Nietzsche, outro que aprecio, dizia que a verdade é “uma tropa de metáforas móveis”

e fazia do riso uma de suas armas mais afiadas.

Mas advertia: quando a piada vira dogma,

quando o riso se torna escudo para ferir,

o que chamamos de liberdade pode ser apenas a licença dos fortes para humilhar.

O verdadeiro espírito livre ri com — nunca de.

Hannah Arendt, com sua lucidez cortante, lembrava que o espaço público —

seja o palco, seja a praça — nunca é neutro.

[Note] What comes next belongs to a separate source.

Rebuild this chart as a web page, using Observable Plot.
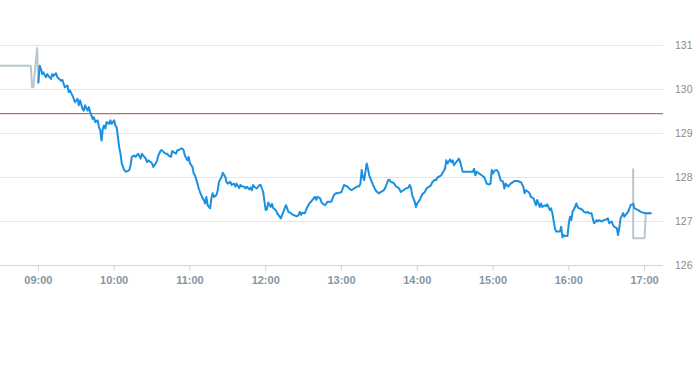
<!DOCTYPE html>
<html><head><meta charset="utf-8">
<script src="https://cdn.jsdelivr.net/npm/d3@7"></script>
<script src="https://cdn.jsdelivr.net/npm/@observablehq/plot@0.6"></script>
<style>body{margin:0;background:#fff}#chart svg{display:block}</style>
</head><body><div id="chart"></div>
<script>
// Regular session: minutes after 09:00 and price
const openTime = "09:00";
const sessionMinutes = [0,1,2,3,4,6,7,8,10,11,12,14,15,18,19,20,21,23,24,25,27,28,29,31,32,33,35,36,37,39,40,41,43,44,45,47,48,49,50,51,52,53,54,56,57,58,60,61,62,64,65,66,68,69,70,72,73,74,76,77,79,81,82,83,85,86,87,89,90,91,93,94,95,97,98,99,101,102,103,105,106,107,109,110,111,113,114,115,116,118,119,120,122,123,124,126,127,128,130,131,132,133,134,136,137,138,139,141,142,143,145,146,148,149,150,152,153,155,156,157,159,160,161,163,164,165,167,168,169,170,171,173,174,175,176,177,178,180,181,182,184,185,186,188,189,190,192,193,194,196,197,198,200,201,202,204,205,206,207,208,209,211,212,213,215,216,217,219,220,221,223,224,225,227,228,229,231,232,233,234,236,237,238,240,241,242,244,245,246,247,248,250,251,252,254,255,256,257,258,260,261,262,264,265,266,267,269,270,271,273,274,275,277,278,279,281,282,283,285,286,287,289,290,291,293,294,295,296,298,299,300,302,303,304,306,307,308,310,311,312,314,315,316,318,319,320,322,323,324,326,327,328,329,330,332,333,334,336,338,341,344,345,346,347,349,350,351,353,354,355,357,358,359,360,361,363,364,365,366,368,369,370,372,373,374,376,377,378,380,381,382,384,385,386,388,389,390,392,393,394,395,397,398,399,401,402,403,405,406,407,409,410,411,413,414,415,416,417,419,420,421,422,423,425,426,427,428,430,431,432,434,435,436,438,439,440,442,443,444,446,447,448,450,451,452,454,455,456,458,459,460,461,463,464,465,467,468,469,471,472,475,477,480,483,485];
const sessionPrices = [130.16,130.54,130.47,130.35,130.39,130.28,130.35,130.31,130.24,130.35,130.31,130.37,130.28,130.20,130.22,130.13,130.05,130.09,129.94,129.98,129.86,129.79,129.71,129.79,129.64,129.75,129.56,129.52,129.64,129.52,129.60,129.48,129.33,129.37,129.26,129.30,129.14,129.07,128.84,129.11,129.18,129.11,129.26,129.22,129.30,129.22,129.30,129.18,129.14,128.69,128.54,128.32,128.17,128.13,128.14,128.17,128.28,128.47,128.50,128.47,128.54,128.43,128.54,128.50,128.43,128.35,128.39,128.35,128.32,128.24,128.32,128.39,128.50,128.62,128.62,128.58,128.54,128.54,128.50,128.47,128.60,128.58,128.54,128.62,128.62,128.66,128.66,128.62,128.50,128.39,128.47,128.32,128.24,128.09,128.05,127.86,127.75,127.67,127.53,127.49,127.41,127.56,127.37,127.30,127.53,127.64,127.56,127.60,127.71,127.90,128.01,128.11,128.01,127.90,127.86,127.90,127.83,127.86,127.79,127.86,127.76,127.83,127.80,127.79,127.75,127.79,127.73,127.77,127.71,127.83,127.79,127.75,127.79,127.83,127.83,127.75,127.67,127.26,127.28,127.43,127.33,127.40,127.30,127.26,127.19,127.15,127.07,127.15,127.22,127.37,127.30,127.22,127.19,127.16,127.15,127.12,127.12,127.15,127.22,127.15,127.20,127.19,127.26,127.33,127.43,127.45,127.49,127.56,127.49,127.56,127.53,127.45,127.41,127.37,127.41,127.45,127.45,127.45,127.53,127.60,127.65,127.64,127.65,127.67,127.75,127.83,127.80,127.79,127.75,127.73,127.71,127.75,127.77,127.79,127.80,127.86,128.17,128.01,127.94,128.32,128.20,128.05,127.90,127.83,127.77,127.71,127.65,127.64,127.67,127.70,127.73,127.79,127.94,127.95,127.90,127.88,127.85,127.80,127.77,127.73,127.67,127.71,127.73,127.75,127.77,127.83,127.77,127.60,127.45,127.33,127.41,127.49,127.56,127.62,127.67,127.73,127.77,127.80,127.83,127.90,127.95,127.94,128.00,128.03,128.05,128.10,128.20,128.39,128.32,128.41,128.35,128.39,128.28,128.32,128.39,128.43,128.35,128.13,128.13,128.13,128.13,128.20,128.05,128.13,128.09,128.07,128.05,128.01,127.94,127.86,127.84,127.86,128.17,128.09,128.15,128.17,128.13,128.05,127.94,127.90,127.75,127.86,127.79,127.83,127.86,127.90,127.92,127.92,127.92,127.90,127.90,127.79,127.64,127.71,127.67,127.64,127.56,127.53,127.45,127.37,127.49,127.33,127.41,127.33,127.37,127.35,127.39,127.26,127.30,127.19,126.85,126.77,126.77,126.77,126.88,126.64,126.69,126.67,126.67,126.96,127.11,127.03,127.22,127.33,127.41,127.33,127.30,127.28,127.26,127.22,127.20,127.22,127.19,127.19,127.07,126.96,127.03,127.00,127.03,127.00,127.02,127.03,127.05,127.07,126.96,127.00,126.92,126.88,126.85,126.69,126.85,127.07,127.19,127.11,127.15,127.22,127.30,127.37,127.40,127.30,127.26,127.22,127.19,127.19,127.19];

// Extended hours (pre-market and after-hours)
const preTimes = ["08:30","08:54","08:55","08:56","08:59","09:00"];
const prePrices = [130.54,130.54,130.05,130.05,130.94,130.16];
const postTimes = ["16:51","16:51","16:51","17:00","17:01","17:05"];
const postPrices = [127.40,128.19,126.62,126.62,127.19,127.19];

const referencePrice = 129.45;
const yTicks = [126,127,128,129,130,131];
const xTickLabels = ["09:00","10:00","11:00","12:00","13:00","14:00","15:00","16:00","17:00"];
const xDomain = ["08:30","17:15"];

const day = "2024-03-05";
const parse = t => new Date(`${day}T${t}:00`);
const openDate = parse(openTime);
const session = sessionMinutes.map((m, i) => ({t: new Date(+openDate + m * 60000), p: sessionPrices[i]}));
const pre = preTimes.map((t, i) => ({t: parse(t), p: prePrices[i]}));
const post = postTimes.map((t, i) => ({t: parse(t), p: postPrices[i]}));

const chart = Plot.plot({
  width: 693,
  height: 365,
  marginLeft: 0,
  marginRight: 30,
  marginTop: 45,
  marginBottom: 100,
  style: {fontFamily: "'Liberation Sans', Arial, sans-serif", background: "#fff"},
  x: {type: "time", domain: xDomain.map(parse)},
  y: {domain: [126, 131]},
  marks: [
    Plot.ruleY(yTicks.filter(d => d !== 126), {stroke: "#e6e6e6", strokeWidth: 1}),
    Plot.ruleY([126], {stroke: "#ccd6e0", strokeWidth: 1}),
    Plot.ruleY([referencePrice], {stroke: "#d23a30", strokeWidth: 1}),
    Plot.line(pre, {x: "t", y: "p", stroke: "#b9c6d0", strokeWidth: 2, curve: "linear"}),
    Plot.line(post, {x: "t", y: "p", stroke: "#b9c6d0", strokeWidth: 2, curve: "linear"}),
    Plot.line(session, {x: "t", y: "p", stroke: "#1990e0", strokeWidth: 2, curve: "linear", strokeLinejoin: "round"}),
    Plot.axisX({
      ticks: xTickLabels.map(parse),
      tickFormat: d3.timeFormat("%H:%M"),
      tickSize: 6,
      tickPadding: 5,
      stroke: "#ccd6e0",
      fill: "#8795a3",
      fontSize: 11,
      fontWeight: "bold",
      label: null
    }),
    Plot.axisY({
      anchor: "right",
      ticks: yTicks,
      tickFormat: d3.format("d"),
      tickSize: 0,
      tickPadding: 29,
      textAnchor: "end",
      fill: "#8c8c8c",
      fontSize: 10.5,
      label: null
    })
  ]
});
document.getElementById("chart").appendChild(chart);
</script>
</body></html>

Toda gargalhada é política.

Todo silêncio também.

Quando uma piada normaliza o que deveria ser questionado,

o público não está apenas se divertindo — está pactuando.

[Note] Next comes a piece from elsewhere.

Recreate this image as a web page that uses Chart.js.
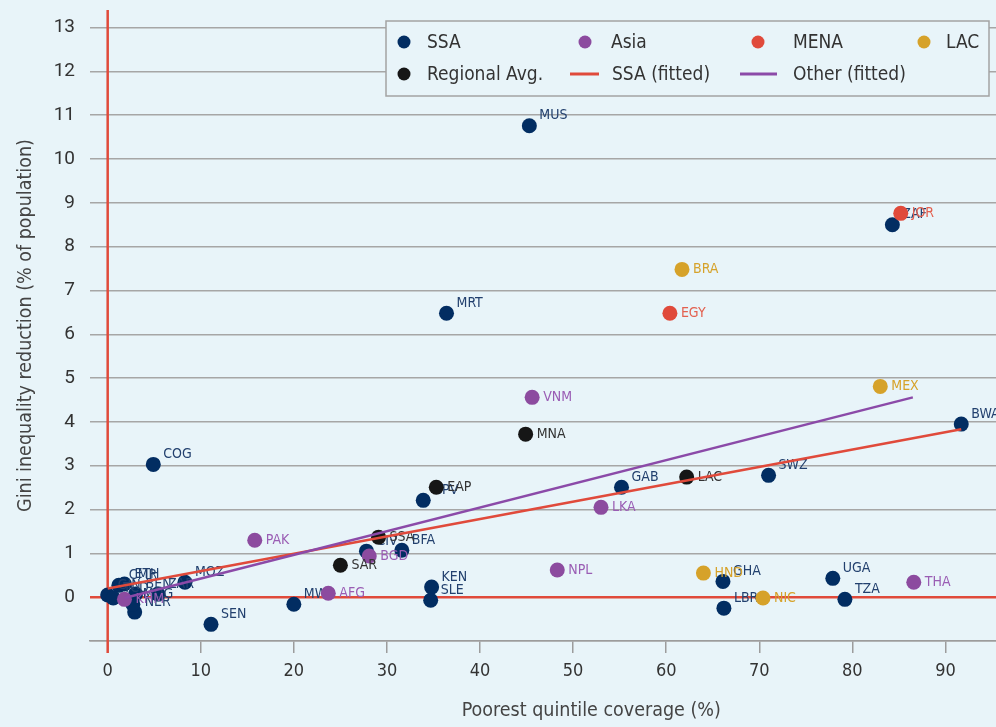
<!DOCTYPE html>
<html>
<head>
<meta charset="utf-8">
<script src="https://cdn.jsdelivr.net/npm/chart.js@4/dist/chart.umd.min.js"></script>
<style>
  html, body { margin: 0; padding: 0; overflow: hidden; background: rgb(232,244,249); }
  #wrap { width: 1100px; height: 727px; }
</style>
</head>
<body>
<div id="wrap"><canvas id="c" width="1100" height="727"></canvas></div>
<script>
// Sub-Saharan Africa
const ssaNames = ['MUS','ZAF','MRT','BWA','COG','SWZ','GAB','CPV','BFA','CIV','KEN','SLE','MWI','SEN','MOZ','UGA','GHA','LBR','TZA','NER','CMR','GIN','TCD','ETH','BEN','ZAR','MDG'];
const ssaX = [45.3, 84.3, 36.4, 91.7, 4.9, 71.0, 55.2, 33.9, 31.6, 27.8, 34.8, 34.7, 20.0, 11.1, 8.3, 77.9, 66.1, 66.2, 79.2, 2.9, 1.2, 0.0, 0.6, 1.8, 3.0, 5.4, 2.7];
const ssaY = [10.76, 8.50, 6.48, 3.95, 3.03, 2.78, 2.51, 2.21, 1.07, 1.05, 0.23, -0.07, -0.16, -0.62, 0.34, 0.43, 0.36, -0.25, -0.05, -0.34, 0.27, 0.05, -0.02, 0.30, 0.07, 0.07, -0.16];

// Asia
const asiaNames = ['VNM','PAK','LKA','BGD','NPL','AFG','THA','KHM'];
const asiaX = [45.6, 15.8, 53.0, 28.1, 48.3, 23.7, 86.6, 1.8];
const asiaY = [4.56, 1.30, 2.05, 0.94, 0.62, 0.09, 0.34, -0.05];

// Middle East and North Africa
const menaNames = ['JOR','EGY'];
const menaX = [85.2, 60.4];
const menaY = [8.76, 6.48];

// Latin America and the Caribbean
const lacNames = ['BRA','MEX','HND','NIC'];
const lacX = [61.7, 83.0, 64.0, 70.4];
const lacY = [7.48, 4.81, 0.55, -0.02];

// Regional averages
const regNames = ['MNA','EAP','LAC','SSA','SAR'];
const regX = [44.9, 35.3, 62.2, 29.1, 25.0];
const regY = [3.72, 2.51, 2.74, 1.37, 0.73];

// Fitted lines (end points)
const ssaFitX = [0, 91.7];
const ssaFitY = [0.20, 3.83];
const otherFitX = [1.8, 86.5];
const otherFitY = [-0.02, 4.56];

const xTicks = [0, 10, 20, 30, 40, 50, 60, 70, 80, 90];
const yTicks = [0, 1, 2, 3, 4, 5, 6, 7, 8, 9, 10, 11, 12, 13];

const NARROW = '"Liberation Sans Narrow", "DejaVu Sans Condensed", sans-serif';
const BG = 'rgb(232,244,249)';
const C = {
  ssa: '#022d62', asia: '#8c4b9f', mena: '#e04a3b', lac: '#d6a22a', reg: '#161616',
  ssaFit: '#e04a3b', otherFit: '#8b4aa8'
};

const pts = (xs, ys) => xs.map((x, i) => ({ x: x, y: ys[i] }));

function pointSet(label, xs, ys, names, color, labelColor, dx, dy, order) {
  return {
    type: 'scatter', label, data: pts(xs, ys), names,
    backgroundColor: color, borderColor: color, pointRadius: 7.5, pointBorderWidth: 0,
    pointHoverRadius: 7.5, labelColor, labelDx: dx, labelDy: dy, order
  };
}
function lineSet(label, xs, ys, color, order) {
  return {
    type: 'scatter', label, data: pts(xs, ys), showLine: true,
    borderColor: color, backgroundColor: color, borderWidth: 2.5,
    pointRadius: 0, pointHoverRadius: 0, order
  };
}

// Red reference lines at x = 0 and y = 0
const zeroLines = {
  id: 'zeroLines',
  beforeDatasetsDraw(chart) {
    const { ctx, chartArea: a, scales: { x, y } } = chart;
    const x0 = x.getPixelForValue(0), y0 = y.getPixelForValue(0);
    ctx.save();
    ctx.strokeStyle = '#e04a3b';
    ctx.lineWidth = 2.5;
    ctx.beginPath();
    ctx.moveTo(a.left, y0); ctx.lineTo(a.right, y0);
    ctx.moveTo(x0, a.top); ctx.lineTo(x0, a.bottom + 12);
    ctx.stroke();
    ctx.restore();
  }
};

// Country codes next to each marker, drawn right after its own series
const pointLabels = {
  id: 'pointLabels',
  afterDatasetDraw(chart, args) {
    const ds = chart.data.datasets[args.index];
    if (!ds.names) return;
    const ctx = chart.ctx;
    ctx.save();
    ctx.font = '14px ' + NARROW;
    ctx.fillStyle = ds.labelColor;
    ctx.textAlign = 'left';
    ctx.textBaseline = 'middle';
    args.meta.data.forEach((el, i) => {
      ctx.fillText(ds.names[i], el.x + ds.labelDx, el.y + ds.labelDy);
    });
    ctx.restore();
  }
};

// Boxed legend in a four-column grid
const boxLegend = {
  id: 'boxLegend',
  afterDraw(chart) {
    const ctx = chart.ctx;
    const box = { l: 386, t: 21, r: 989, b: 96 };
    ctx.save();
    ctx.fillStyle = BG;
    ctx.fillRect(box.l, box.t, box.r - box.l, box.b - box.t);
    ctx.strokeStyle = '#a3a3a3';
    ctx.lineWidth = 1.5;
    ctx.strokeRect(box.l, box.t, box.r - box.l, box.b - box.t);
    const items = [
      { kind: 'dot', color: C.ssa, text: 'SSA', mx: 404, tx: 427, y: 42 },
      { kind: 'dot', color: C.asia, text: 'Asia', mx: 585, tx: 611, y: 42 },
      { kind: 'dot', color: C.mena, text: 'MENA', mx: 758, tx: 793, y: 42 },
      { kind: 'dot', color: C.lac, text: 'LAC', mx: 924, tx: 946, y: 42 },
      { kind: 'dot', color: C.reg, text: 'Regional Avg.', mx: 404, tx: 427, y: 74 },
      { kind: 'line', color: C.ssaFit, text: 'SSA (fitted)', mx: 570, mw: 29, tx: 612, y: 74 },
      { kind: 'line', color: C.otherFit, text: 'Other (fitted)', mx: 740, mw: 37, tx: 793, y: 74 }
    ];
    ctx.font = '19px ' + NARROW;
    ctx.textBaseline = 'middle';
    ctx.textAlign = 'left';
    items.forEach(it => {
      if (it.kind === 'dot') {
        ctx.fillStyle = it.color;
        ctx.beginPath(); ctx.arc(it.mx, it.y, 6.5, 0, Math.PI * 2); ctx.fill();
      } else {
        ctx.strokeStyle = it.color; ctx.lineWidth = 3;
        ctx.beginPath(); ctx.moveTo(it.mx, it.y); ctx.lineTo(it.mx + it.mw, it.y); ctx.stroke();
      }
      ctx.fillStyle = '#333';
      ctx.fillText(it.text, it.tx, it.y + 1);
    });
    ctx.restore();
  }
};

new Chart(document.getElementById('c'), {
  type: 'scatter',
  data: {
    datasets: [
      pointSet('SSA', ssaX, ssaY, ssaNames, C.ssa, '#22406e', 10, -10, 7),
      pointSet('Asia', asiaX, asiaY, asiaNames, C.asia, '#9a5db4', 11, 0, 6),
      pointSet('MENA', menaX, menaY, menaNames, C.mena, '#e3604f', 11, 0, 5),
      pointSet('LAC', lacX, lacY, lacNames, C.lac, '#d6a22a', 11, 0, 4),
      pointSet('Regional Avg.', regX, regY, regNames, C.reg, '#333333', 11, 0, 3),
      lineSet('SSA (fitted)', ssaFitX, ssaFitY, C.ssaFit, 1),
      lineSet('Other (fitted)', otherFitX, otherFitY, C.otherFit, 0)
    ]
  },
  options: {
    responsive: false,
    animation: false,
    layout: { padding: { left: 10, top: 10, right: 0, bottom: 0 } },
    plugins: { legend: { display: false }, tooltip: { enabled: false } },
    scales: {
      x: {
        type: 'linear', min: -1.9, max: 105.8,
        afterFit(s) { s.height = 86; s.paddingLeft = 0; s.paddingRight = 0; },
        afterBuildTicks(s) { s.ticks = xTicks.map(v => ({ value: v })); },
        grid: { drawOnChartArea: false, drawTicks: true, tickLength: 12, color: '#9c9c9c', lineWidth: 1.5 },
        border: { display: true, color: '#9c9c9c', width: 1.5 },
        ticks: { padding: 8, color: '#333', font: { family: NARROW, size: 18 } },
        title: {
          display: true, text: 'Poorest quintile coverage (%)', color: '#444',
          font: { family: NARROW, size: 19.5 }, padding: { top: 0, bottom: 4 }
        }
      },
      y: {
        type: 'linear', min: -1, max: 13.4,
        afterFit(s) { s.width = 80; s.paddingTop = 0; s.paddingBottom = 0; },
        afterBuildTicks(s) { s.ticks = [-1].concat(yTicks).map(v => ({ value: v })); },
        grid: { drawTicks: false, color: '#a6a6a6', lineWidth: 1.5 },
        border: { display: false },
        ticks: {
          padding: 15, color: '#333', font: { family: 'Roboto, sans-serif', size: 19 },
          callback: v => (v < 0 ? '' : String(v))
        },
        title: {
          display: true, text: 'Gini inequality reduction (% of population)', color: '#444',
          font: { family: NARROW, size: 19.5 }, padding: { top: 4, bottom: 0 }
        }
      }
    }
  },
  plugins: [zeroLines, pointLabels, boxLegend]
});
</script>
</body>
</html>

E quem recusa esse pacto, quem segura o riso ou respira fundo,

não está censurando: está cuidando.

O Tao não condena o humor, mas convida à escuta.

Convida ao discernimento.

“O sábio não tem opiniões inflexíveis”, diz Lao-Tsé.

Ele flui.

E fluir, às vezes, é saber que há piadas que não libertam — apenas repetem.

Que certos risos não iluminam — apenas distraem.

E que a graça que dói em alguém já deixou de ser graça.

Não se trata de abolir a comédia, mas de lembrar que ela, como tudo, tem seu yin e yang:

um riso que expande e outro que oprime,

um que desarma e outro que fere.

No meio disso, nossa escolha é simples — e difícil:

rir com o mundo, nunca contra alguém.

Ou, como diria Chuang Tzu entre um gole de chá e uma gargalhada:

“O caminho se abre para quem não insiste em ser dono da verdade — nem mesmo da piada.”

Fica, então, o convite:

que nosso humor seja como a água — que contorna pedras, em vez de quebrá-las.

E que nosso silêncio, quando necessário, seja o leito profundo onde nasce uma nova ética.

Nem toda piada vem para fazer rir.

Às vezes, o riso vem depois da exclusão.

Às vezes, o aplauso esconde o som da ferida.

O palco não é neutro.

A gargalhada não é inocente.

E o silêncio que segue depois de certas piadas não é desconforto — é sobrevivência.

Isso não é sobre um nome.

É sobre tudo o que deixamos passar como arte,

quando é só repetição do que sempre feriu.

Não se trata de censura.

Se trata de escuta.

De saber quando a liberdade virou licença para ferir —

e quando o desconforto virou cuidado.

Rir é também política.

E às vezes, não rir é o começo de uma outra ética.